In graphics, texture mapping has many uses! We can describe surface material properties & add details without raising the geometric complexity of an object. We can either paste a texture map onto geometry, or define it procedurally.
Here's an example of texture mapping - notice how we start from the plain, 2D image on the left and add a 3D-like texture effect as we work our way right.
To add texture to an object, we use something called a texture map - a 2D map corresponding to every point on our surface. In general, we typically deal with three spaces:
World Space: where the surface "lives" in our 3D world..
Screen Space: the actual 2D frame buffer // screen pixel map.
Texture Space: the 2D texture map that defines the texture of an object.
To conceptualize how texture mappings work, think about chocolate wrappers. Every point on the 3D chocolate object corresponds to a point in the 2D wrapper.
Mapping a two-dimensional texture onto a three-dimensional model.
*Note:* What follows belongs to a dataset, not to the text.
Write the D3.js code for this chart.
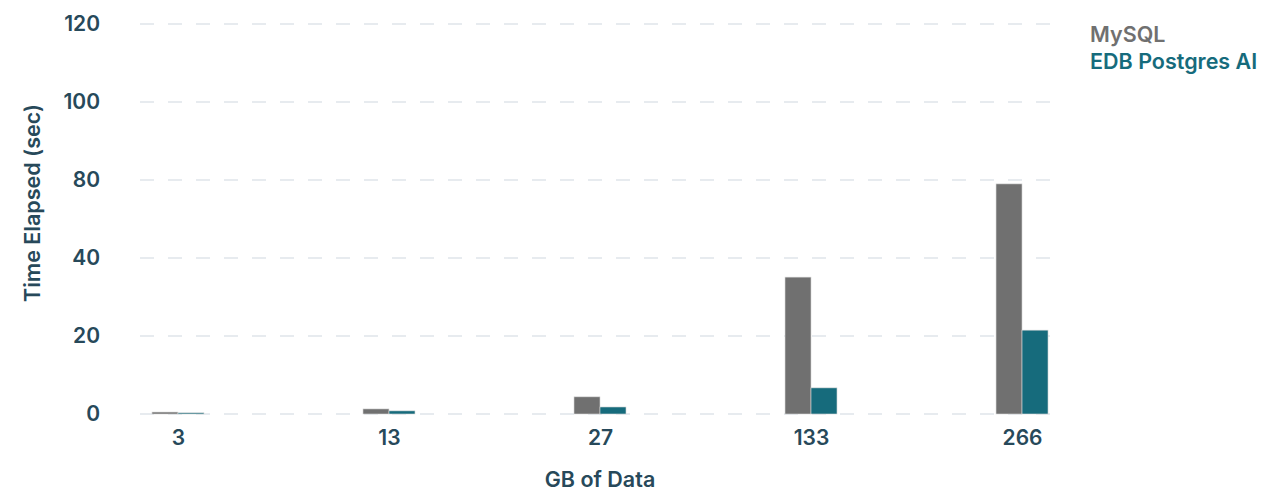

When we apply image texture to a surface, each triangle "copies" a piece of the texture image back to the surface. Notice how each surface point is assigned a texture coordinate $(u, v)$ in texture space.
The texture image consists of triangles that are mapped onto the rendered screen image.
Motivation
Why do we want to interpolate? We need a way to specify values (e.g. texture coordinates) at vertices, and obtain smoothly varying values across surfaces. Essentially, we want to sample locations within the triangle & produce a "gradient" of sorts!
What do we want to interpolate? Texture coordinates, normal vectors, colors, etc.
How do we interpolate? We use Barycentric coordinates!
Barycentric Coordinates are a coordinate system designed for triangles.
In a 2D plane, the red point can be defined as (x, y). However, within the triangle, the point can be defined by the barycentric coordinates (𝛼, β, Ɣ). If all three coordinates are positive, the point lies inside the triangle.
Geometrically, the coordinates are defined by the proportional distances to each "axis". We can use this definition to derive the formulas for barycentric coordinates.
As an example, the point that lies on the vertex A is defined by (1, 0, 0).
The point that lies in the center of the triangle is defined by (1/3, 1/3, 1/3).